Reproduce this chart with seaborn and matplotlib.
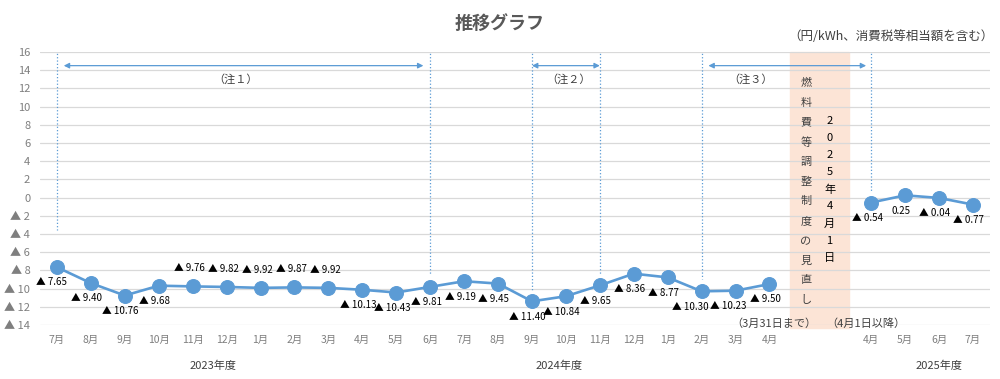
import numpy as np
import pandas as pd
import matplotlib.pyplot as plt
import matplotlib.transforms as mtransforms
import seaborn as sns

# chart data (yen/kWh, negative = discount)
months = ['7月', '8月', '9月', '10月', '11月', '12月', '1月', '2月', '3月', '4月', '5月', '6月',
          '7月', '8月', '9月', '10月', '11月', '12月', '1月', '2月', '3月', '4月',
          '', '', '4月', '5月', '6月', '7月']
values = [-7.65, -9.40, -10.76, -9.68, -9.76, -9.82, -9.92, -9.87, -9.92, -10.13, -10.43, -9.81,
          -9.19, -9.45, -11.40, -10.84, -9.65, -8.36, -8.77, -10.30, -10.23, -9.50,
          np.nan, np.nan, -0.54, 0.25, -0.04, -0.77]
segment = ['old'] * 22 + ['gap'] * 2 + ['new'] * 4
labels_above = [4, 5, 6, 7, 8]
years = ['2023年度', '2024年度', '2025年度']
year_pos = [4.6, 14.8, 26.0]
notes = ['（注１）', '（注２）', '（注３）']
note_spans = [(0.2, 10.8), (14.0, 16.0), (19.2, 23.85)]
note_lines = [0, 11, 14, 16, 19, 24]
shade_text1 = '燃料費等調整制度の見直し'
shade_text2 = '2025年4月1日'

BLUE = '#5B9BD5'
GRAY = '#7f7f7f'
DARK = '#404040'

sns.set_style('white')
plt.rcParams['font.family'] = ['Noto Sans CJK JP', 'DejaVu Sans']

df = pd.DataFrame({'x': np.arange(len(months)), 'value': values, 'segment': segment})

fig = plt.figure(figsize=(10, 3.79), dpi=100)
ax = fig.add_axes([0.04, 0.1425, 0.95, 0.7203])

# shaded "revision" band
ax.axvspan(21.6, 23.35, ymin=-0.01, ymax=1.0, color='#FCE4D6', zorder=0, clip_on=False)

for seg in ['old', 'new']:
    sub = df[df['segment'] == seg]
    sns.lineplot(data=sub, x='x', y='value', ax=ax, color=BLUE, linewidth=1.9,
                 marker='o', markersize=10, markeredgecolor=BLUE, zorder=3)

def fmt(v):
    return f'▲ {abs(v):.2f}' if v < 0 else f'{v:.2f}'

# small horizontal nudges so neighbouring labels don't collide
nudge = {0: -1, 19: -5, 20: -2}

for i, v in enumerate(values):
    if np.isnan(v):
        continue
    dx = -3 + nudge.get(i, 0)
    off = (dx + 1, 13) if i in labels_above else (dx, -11)
    ax.annotate(fmt(v), (i, v), xytext=off, textcoords='offset points',
                ha='center', va='center', fontsize=7, color='black')

# dotted reference lines
for i in note_lines:
    v = values[i]
    bottom = -3.6 if i == 0 else v + 1.3
    ax.plot([i, i], [16.2, bottom], color=BLUE, linestyle=':', linewidth=0.9, zorder=2)

# note arrows
for (a, b), t in zip(note_spans, notes):
    ax.annotate('', xy=(b, 14.5), xytext=(a, 14.5),
                arrowprops=dict(arrowstyle='<|-|>', color=BLUE, lw=0.9,
                                mutation_scale=8, shrinkA=0, shrinkB=0))
notes_x = [5.25, 15.07, 20.45]
for nx, t in zip(notes_x, notes):
    ax.text(nx, 13.0, t, ha='center', va='center', fontsize=8, color=DARK)

# vertical text in shaded band
for c, y in zip(shade_text1, np.linspace(12.6, -11.25, len(shade_text1))):
    ax.text(22.07, y, c, ha='center', va='center', fontsize=8, color=DARK)
for c, y in zip(shade_text2, np.linspace(8.4, -6.6, len(shade_text2))):
    ax.text(22.77, y, c, ha='center', va='center', fontsize=8, color='black')

ax.text(21.12, -13.8, '（3月31日まで）', ha='center', va='center', fontsize=8, color=DARK)
ax.text(23.83, -13.8, '（4月1日以降）', ha='center', va='center', fontsize=8, color=DARK)

# axes styling
ax.set_xlim(-0.5, len(months) - 0.5)
ax.set_ylim(-14, 16)
yt = np.arange(-14, 17, 2)
ax.set_yticks(yt)
ax.set_yticklabels([f'▲ {abs(t)}' if t < 0 else str(t) for t in yt], fontsize=8, color=GRAY)
ax.set_xticks(np.arange(len(months)))
ax.set_xticklabels(months, fontsize=7.5, color=GRAY)
ax.tick_params(axis='both', length=0)
ax.tick_params(axis='x', pad=7)
ax.tick_params(axis='y', pad=7)
ax.grid(axis='y', color='#d9d9d9', linewidth=0.9)
ax.set_axisbelow(True)
for s in ax.spines.values():
    s.set_visible(False)
ax.set_xlabel('')
ax.set_ylabel('')

trans = mtransforms.blended_transform_factory(ax.transData, ax.transAxes)
for yx, yl in zip(year_pos, years):
    ax.text(yx, -0.15, yl, transform=trans, ha='center', va='center', fontsize=8, color=DARK)

fig.text(0.5, 0.939, '推移グラフ', ha='center', va='center', fontsize=13,
         fontweight='bold', color='#595959')
fig.text(0.994, 0.905, '（円/kWh、消費税等相当額を含む）', ha='right', va='center',
         fontsize=9, color=DARK)

fig.savefig('out.png', dpi=100)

What the exercise asks
Pictures are excluded: retype only the lines from the beginning of the listing above through the line with "import seaborn as sns", both included.

Output for this exercise
Reproduce this chart with seaborn and matplotlib.
import numpy as np
import pandas as pd
import matplotlib.pyplot as plt
import matplotlib.transforms as mtransforms
import seaborn as sns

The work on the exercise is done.